Type 1 Diabetes is also found to be reflected by the presence autoantibodies that are specific for β-cell proteins such as insulin, GAD and IA-2. Although there is no clear distinction of whether or not these proteins participate directly in β-cell destruction or is a response to the diabetes pathogenesis, it is still a good distinctive reference marker to help identify the disease. Besides looking at the physiological cause of type 1 diabetes, genetic factors also play a huge role in type 1 diabetes. The first susceptible diabetics gene identified was the human leukocyte antigen (HLA) gene, located on chromosome 6p21. HLA gene showed linkage to Type 1 Diabetes in various data sets over 20 loci and all the studies showed linkage to the HLA gene region (designated IDDMI) while several of other genomic screenings showed a role for the insulin gene region (IDDM2). Although many other IDDM regions were discovered, genomic screenings confirm that the HLA gene region (IDDM1 locus) was the major genetic determinant, accounting for about 42% of inheritance in Type 1 Diabetes. Therefore, digging deeper into the HLA region, designated IDDM1, the class I genes encode for peptide chains that bind with β2 microglobulin to form the class I molecules. These molecules are then expressed on the surface of all nucleated cells to restrict the cytotoxic T-cell activities. However, the gene encoding for this molecules that surfaced are susceptible to many T-cell mediated autoimmune disease with one of them being Type 1 Diabetes. Also, recent genetic mapping studies suggested that HLA class II genes, DRB1 and DQB1 were the major determinants of IDDM1 allowing for the susceptibility to type 1 diabetes by activating the autoreactive T-cells responsible for β-cell destructions. (Kelly 2003). These genetic factors are the building blocks towards the cause of immune cells self-attacking pancreatic insulin producing β-cells and is the very underlying main reason why Type 1 Diabetes occurs.
Due to the genetic factors involved in Type 1 Diabetes, the susceptibility is due to the HLA genes, DRB1 and DQB1 since these are the instructions to signal for the activation of autoreactive T-cells.

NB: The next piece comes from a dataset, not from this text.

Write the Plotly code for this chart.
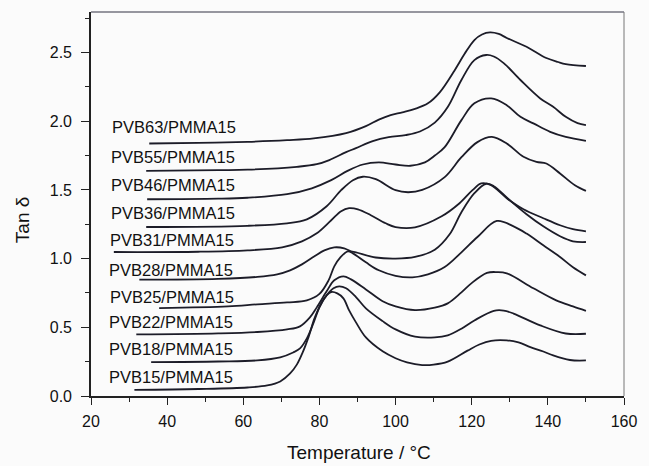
import plotly.graph_objects as go

# ---- data (Temperature in °C, tan delta incl. vertical offset) ----
temp_pvb15 = [31.4, 48.2, 61.1, 66.3, 69.7, 72.3, 74.1, 75.6, 77.2, 78.7, 80.6, 81.9, 83.1, 84.7, 86.3, 87.8,
              89.6, 92.2, 96.6, 100.0, 103.0, 107.0, 110.0, 113.7, 118.9, 122.0, 125.1, 129.2, 132.3, 135.4,
              138.8, 141.4, 145.8, 150.0]
tand_pvb15 = [0.045, 0.051, 0.062, 0.077, 0.106, 0.164, 0.230, 0.317, 0.434, 0.565, 0.681, 0.733, 0.757, 0.747,
              0.711, 0.623, 0.536, 0.426, 0.325, 0.275, 0.245, 0.225, 0.228, 0.250, 0.330, 0.375, 0.402, 0.405,
              0.390, 0.356, 0.324, 0.295, 0.262, 0.259]

temp_pvb18 = [35.8, 53.4, 63.7, 69.7, 73.1, 74.9, 76.7, 78.5, 80.0, 81.9, 83.7, 85.2, 87.0, 89.6, 92.2, 96.6,
              100.0, 105.1, 110.3, 113.7, 117.3, 120.7, 125.8, 128.4, 131.0, 138.0, 144.7, 150.0]
tand_pvb18 = [0.246, 0.251, 0.259, 0.281, 0.317, 0.346, 0.419, 0.536, 0.645, 0.733, 0.784, 0.798, 0.784, 0.720,
              0.638, 0.545, 0.485, 0.432, 0.426, 0.441, 0.490, 0.550, 0.620, 0.622, 0.600, 0.514, 0.455, 0.453]

temp_pvb22 = [31.9, 53.4, 63.7, 71.5, 74.9, 77.5, 79.3, 81.9, 83.9, 86.3, 88.3, 92.2, 96.6, 100.0, 105.1, 110.3,
              113.7, 117.3, 119.9, 124.0, 126.6, 129.2, 136.2, 142.2, 146.6, 150.0]
tand_pvb22 = [0.448, 0.456, 0.466, 0.485, 0.507, 0.572, 0.645, 0.762, 0.842, 0.871, 0.849, 0.776, 0.690, 0.652,
              0.625, 0.643, 0.674, 0.754, 0.820, 0.896, 0.902, 0.893, 0.784, 0.696, 0.652, 0.620]

temp_pvb25 = [37.9, 56.0, 63.7, 71.5, 76.7, 80.0, 82.4, 83.9, 85.5, 87.5, 88.8, 92.2, 95.6, 100.0, 104.4, 108.5,
              112.9, 117.3, 121.5, 126.6, 131.0, 134.4, 138.8, 143.2, 146.6, 150.0]
tand_pvb25 = [0.640, 0.652, 0.667, 0.681, 0.696, 0.743, 0.842, 0.944, 1.009, 1.053, 1.038, 0.973, 0.915, 0.875,
              0.864, 0.886, 0.939, 1.046, 1.157, 1.274, 1.235, 1.182, 1.097, 1.012, 0.937, 0.878]

temp_pvb28 = [32.7, 53.4, 63.7, 68.9, 72.3, 75.4, 78.7, 81.3, 83.9, 86.5, 88.3, 89.6, 94.8, 100.0, 105.1, 110.3,
              114.2, 117.3, 120.7, 123.8, 125.8, 129.7, 134.4, 138.8, 143.2, 146.6, 150.0]
tand_pvb28 = [0.847, 0.853, 0.867, 0.886, 0.915, 0.958, 1.017, 1.060, 1.082, 1.075, 1.053, 1.046, 1.008, 1.000,
              1.012, 1.065, 1.177, 1.338, 1.476, 1.545, 1.527, 1.432, 1.323, 1.235, 1.163, 1.126, 1.121]

temp_pvb31 = [26.0, 48.2, 61.1, 70.2, 75.4, 79.3, 83.1, 85.7, 87.8, 90.1, 93.5, 97.4, 100.0, 105.1, 112.1, 116.8,
              120.2, 122.5, 125.1, 129.2, 133.6, 138.8, 143.2, 146.6, 150.0]
tand_pvb31 = [1.048, 1.050, 1.060, 1.082, 1.126, 1.184, 1.279, 1.345, 1.367, 1.359, 1.316, 1.257, 1.230, 1.228,
              1.308, 1.403, 1.498, 1.547, 1.534, 1.440, 1.359, 1.294, 1.243, 1.214, 1.199]

temp_pvb36 = [34.5, 61.1, 71.5, 76.7, 81.9, 85.7, 88.8, 91.4, 94.8, 100.0, 103.3, 107.0, 112.9, 117.3, 121.5,
              125.3, 129.2, 133.6, 137.0, 139.6, 143.2, 147.1, 150.0]
tand_pvb36 = [1.230, 1.239, 1.257, 1.286, 1.381, 1.498, 1.571, 1.596, 1.578, 1.498, 1.483, 1.500, 1.593, 1.738,
              1.848, 1.886, 1.838, 1.741, 1.704, 1.692, 1.620, 1.534, 1.493]

temp_pvb46 = [34.75, 53.4, 61.1, 71.5, 78.0, 83.1, 87.5, 91.4, 95.6, 100.0, 103.9, 107.7, 110.3, 112.9, 117.3,
              120.7, 125.1, 129.2, 132.8, 136.2, 140.6, 144.7, 150.0]
tand_pvb46 = [1.432, 1.436, 1.443, 1.469, 1.512, 1.571, 1.640, 1.685, 1.700, 1.685, 1.676, 1.700, 1.750, 1.811,
              2.008, 2.130, 2.166, 2.117, 2.032, 1.984, 1.923, 1.886, 1.857]

temp_pvb55 = [34.5, 53.4, 61.1, 74.1, 79.3, 82.6, 87.0, 89.6, 94.0, 98.2, 102.6, 106.4, 110.3, 113.7, 117.3,
              120.7, 123.8, 125.8, 128.4, 132.8, 138.0, 141.4, 144.7, 147.8, 150.0]
tand_pvb55 = [1.638, 1.644, 1.647, 1.668, 1.687, 1.717, 1.775, 1.804, 1.855, 1.884, 1.899, 1.925, 1.990, 2.103,
              2.300, 2.445, 2.482, 2.471, 2.423, 2.300, 2.166, 2.105, 2.032, 1.986, 1.972]

temp_pvb63 = [35.3, 48.2, 61.1, 71.5, 78.5, 87.0, 92.2, 95.6, 98.7, 101.8, 105.1, 108.5, 111.6, 115.5, 118.1,
              120.7, 122.7, 124.8, 127.1, 129.2, 134.4, 139.6, 142.7, 144.7, 150.0]
tand_pvb63 = [1.838, 1.842, 1.850, 1.862, 1.875, 1.913, 1.964, 2.012, 2.045, 2.065, 2.090, 2.130, 2.210, 2.370,
              2.489, 2.591, 2.631, 2.646, 2.635, 2.606, 2.542, 2.460, 2.431, 2.416, 2.402]

sample_names = ["PVB15/PMMA15", "PVB18/PMMA15", "PVB22/PMMA15", "PVB25/PMMA15", "PVB28/PMMA15",
                "PVB31/PMMA15", "PVB36/PMMA15", "PVB46/PMMA15", "PVB55/PMMA15", "PVB63/PMMA15"]
label_y = [0.137, 0.344, 0.538, 0.720, 0.915, 1.133, 1.330, 1.534, 1.741, 1.959]
label_x = [24.3, 24.3, 24.3, 24.5, 24.3, 24.5, 24.7, 24.7, 24.7, 25.0]

x_ticks = [20, 40, 60, 80, 100, 120, 140, 160]
y_ticks = [0.0, 0.5, 1.0, 1.5, 2.0, 2.5]
y_tick_text = ["0.0", "0.5", "1.0", "1.5", "2.0", "2.5"]

series = [
    (temp_pvb15, tand_pvb15), (temp_pvb18, tand_pvb18), (temp_pvb22, tand_pvb22),
    (temp_pvb25, tand_pvb25), (temp_pvb28, tand_pvb28), (temp_pvb31, tand_pvb31),
    (temp_pvb36, tand_pvb36), (temp_pvb46, tand_pvb46), (temp_pvb55, tand_pvb55),
    (temp_pvb63, tand_pvb63),
]

FONT = "Liberation Sans, Arial, Helvetica, sans-serif"
INK = "#1c1c28"

fig = go.Figure()
for name, (xs, ys) in zip(sample_names, series):
    fig.add_trace(go.Scatter(
        x=xs, y=ys, mode="lines", name=name,
        line=dict(color=INK, width=1.8, shape="spline", smoothing=1.0),
        showlegend=False, hoverinfo="skip",
    ))

annotations = []
for name, lx, ly in zip(sample_names, label_x, label_y):
    annotations.append(dict(
        x=lx, y=ly, xref="x", yref="y", text=name, showarrow=False,
        xanchor="left", yanchor="middle",
        font=dict(family=FONT, size=16.5, color="#111111"),
    ))

annotations.append(dict(
    x=0.503, y=-0.148, xref="paper", yref="paper", text="Temperature / °C",
    showarrow=False, xanchor="center", yanchor="middle",
    font=dict(family=FONT, size=19, color="#111111"),
))
annotations.append(dict(
    x=-0.128, y=0.46, xref="paper", yref="paper", text="Tan δ", textangle=-90,
    showarrow=False, xanchor="center", yanchor="middle",
    font=dict(family=FONT, size=19, color="#111111"),
))

axis_common = dict(
    showgrid=False, zeroline=False, showline=True, linecolor="#222222", linewidth=1.6,
    ticks="outside", tickcolor="#222222", tickwidth=1.4, mirror=False,
    tickfont=dict(family=FONT, size=16, color="#111111"),
)

fig.update_layout(
    width=649, height=466,
    margin=dict(l=91, r=17, t=12, b=70, pad=0),
    paper_bgcolor="#fbfbfb", plot_bgcolor="#fbfbfb",
    annotations=annotations,
    xaxis=dict(range=[20, 160], tickvals=x_ticks, ticklen=7,
               minor=dict(ticks="outside", dtick=10, tick0=0, ticklen=4, tickcolor="#222222", tickwidth=1.2),
               ticklabelstandoff=3, **axis_common),
    yaxis=dict(range=[0, 2.795], tickvals=y_ticks, ticktext=y_tick_text, ticklen=8,
               minor=dict(ticks="outside", dtick=0.25, tick0=0, ticklen=4, tickcolor="#222222", tickwidth=1.2),
               ticklabelstandoff=6, **axis_common),
    shapes=[
        dict(type="line", xref="paper", yref="paper", x0=0, x1=1, y0=1, y1=1,
             line=dict(color="#333344", width=1.2)),
        dict(type="line", xref="paper", yref="paper", x0=1, x1=1, y0=0, y1=1,
             line=dict(color="#777777", width=1)),
    ],
)

fig.write_html("out.html")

Once autoreactive T-cells are activated, the T-cells follow the instructions given by the IDDM1 determinants and breaks through the nucleated cells in the pancreatic islets to destroy the β-cells. In these β-cells insulin is produced. Insulin is a hormone, chemical messenger responsible for the regulation of blood glucose levels to achieve homeostasis. Insulin usually has two modes of activity on an individual, one is excitatory while the other is inhibitory. An excitatory response stimulates glucose uptake into the blood and lipid synthesis, while an inhibitory response does the opposite, inhibits the breakdown of lipids and protein along with inhibiting processes such as gluconeogenesis and ketogenesis.